Preface: City!I don't think there's ever been a better time to live in a city. In just about every neighborhood, you can find dozens of interesting restaurants, gourmet food markets, farmers' markets and outdoor stalls selling seasonal produce, artisanal bakeries and cheese makers, and little shops stocked with shelves of amazing ethnic food specialties.
Don't think I have anything against small towns. I grew up in one and my mother would kill me if I said anything bad about our life there. In my books Weir Cooking, Recipes from the Wine Country, and Joanne Weir's More Cooking in the Wine Country, I write reverently about life in a pastoral California valley (where they just happen to make some of the best wines in the world, but still...).
Cities are where most of us live and something amazing is happening in them. New restaurants and markets are stocked with ingredients from all over the world; grocery shelves strain under the weight of specialty oils and vinegars; bins overflow with exotic grains and spices and dizzying arrays of fresh produce, breads, and meats.
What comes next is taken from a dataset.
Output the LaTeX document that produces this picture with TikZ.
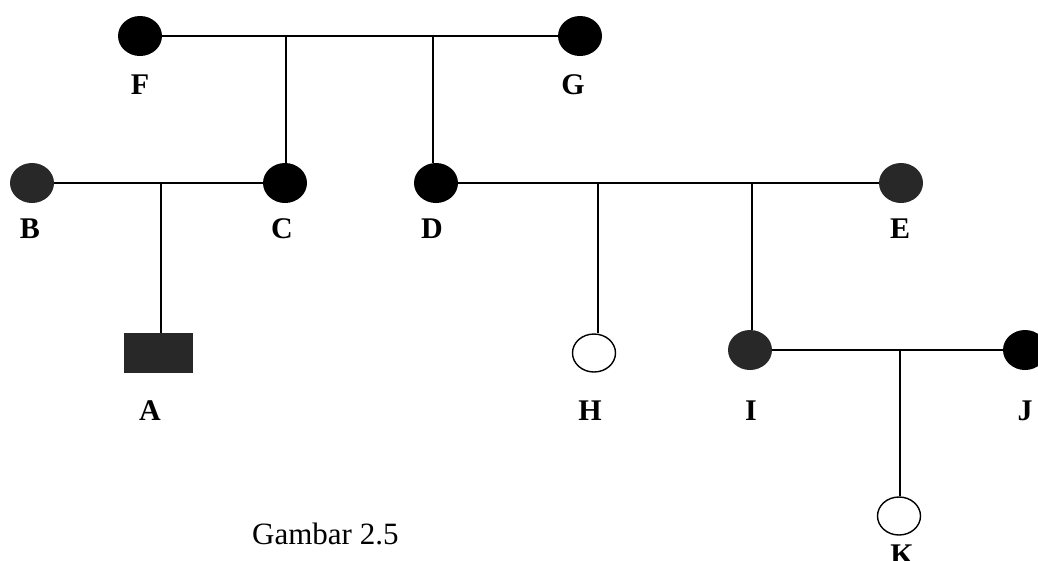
\documentclass[tikz,border=0pt]{standalone}
\usepackage{fontspec}
\setmainfont{Liberation Serif}
\usetikzlibrary{shapes.geometric}
\definecolor{fillA}{HTML}{282828}
\tikzset{
  person/.style={ellipse, inner sep=0pt, minimum width=44pt, minimum height=40pt},
  blackp/.style={person, fill=black},
  greyp/.style={person, fill=fillA},
  openp/.style={person, draw=black, line width=1.4pt, fill=white, minimum width=43pt, minimum height=38pt},
  malep/.style={rectangle, inner sep=0pt, minimum width=69pt, minimum height=40pt, fill=fillA},
  lbl/.style={anchor=base, inner sep=0pt, font=\fontsize{30}{36}\selectfont\bfseries},
  link/.style={line width=1.6pt, black},
}
\begin{document}
\begin{tikzpicture}[x=1pt, y=-1pt]
\useasboundingbox (0,0) rectangle (1038,560);
\clip (0,0) rectangle (1038,560);
% persons
\node[blackp] (F) at (140,36) {};
\node[blackp] (G) at (580,36) {};
\node[greyp]  (B) at (32,183) {};
\node[blackp] (C) at (285,183) {};
\node[blackp] (D) at (436,183) {};
\node[greyp]  (E) at (901,183) {};
\node[malep]  (A) at (158,353) {};
\node[openp]  (H) at (594,353) {};
\node[greyp]  (I) at (750,350) {};
\node[blackp] (J) at (1025,350) {};
\node[openp]  (K) at (899,516) {};
% junction points
\coordinate (fg1) at (286,36);
\coordinate (fg2) at (433,36);
\coordinate (bc)  at (161,183);
\coordinate (de1) at (598,183);
\coordinate (de2) at (752,183);
\coordinate (ij)  at (900,350);
% connectors
\draw[link] (F) -- (G);
\draw[link] (fg1) -- (fg1 |- C.north);
\draw[link] (fg2) -- (fg2 |- D.north);
\draw[link] (B) -- (C);
\draw[link] (bc) -- (bc |- A.north);
\draw[link] (D) -- (E);
\draw[link] (de1) -- (de1 |- H.north);
\draw[link] (de2) -- (de2 |- I.north);
\draw[link] (I) -- (J);
\draw[link] (ij) -- (ij |- K.north);
% labels
\node[lbl] (lF) at (140,94) {F};
\node[lbl] (lG) at (573,94) {G};
\node[lbl] (lB) at (30,238) {B};
\node[lbl] (lC) at (282,238) {C};
\node[lbl] (lD) at (432,238) {D};
\node[lbl] (lE) at (900,238) {E};
\node[lbl] (lA) at (150,420) {A};
\node[lbl] (lH) at (590,420) {H};
\node[lbl] (lI) at (751,420) {I};
\node[lbl] (lJ) at (1025,420) {J};
\node[lbl] (lK) at (902,564) {K};
\node[anchor=base west, inner sep=0pt, font=\fontsize{31}{37}\selectfont] (cap) at (252,544) {Gambar 2.5};
\end{tikzpicture}
\end{document}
Not surprisingly, our level of sophistication about ingredients, food, and wine is at an astonishing level. Our friends, our kids, for heaven's sake, know so much now about food. (I was in a supermarket delicatessen recently and watched a preschool-aged girl point at the dolmas and sushi with as much familiarity as I might have a peanut butter and jelly sandwich a generation ago.)
In the small New England town where I grew up, our choice of ethnic food was Chinese or pizza (and it wasn't very good at that), and the most unusual ingredient you could get at the market was, say, pickled herring. Nobody under the age of thirty will even believe that you couldn't buy coffee beans at the market then!
But all this sophistication comes at a price, and I think most of us would like things to be simpler, slower, easier. Wouldn't you like to be able to make food with a lot of style but without so much effort; to have friends over for dinner without having to plan it too many days in advance; to be able to entertain spontaneously for once; to be able to spend a whole day making something special and then leisurely enjoy it with people you care about?
I can help. You don't need more stuff to do. I can show you where to go and what to do to make fresh, delicious meals for every season and occasion. I'll give you ideas about how to talk to the fishmonger or butcher to get the best cut of meat or the freshest seafood. I'll show you how to pick the best wine for a dish or how to make the dish fit a favorite wine; how to incorporate specialty foods and how to put your own twist on ethnic recipes; how to entertain with greater ease and pleasure.
It all starts with learning to use the amazing cities we live in to their fullest. As I've traveled and cooked my way through many of the world's greatest cities, from Boston to Seattle to the cities along the Mediterranean and through Italy and France, I've learned to see the resources of the city much as a forager might, full of small treasures that are almost as much pleasure to seek as to find.
In San Francisco, where I live, I found one of the finest bakeries in the city just a few blocks from my house, and not much farther, a small, family-owned shop where I can buy the highest-quality meats and fish. Downtown, there is the new, permanent farmers' market where I can buy the very best produce from local organic farmers.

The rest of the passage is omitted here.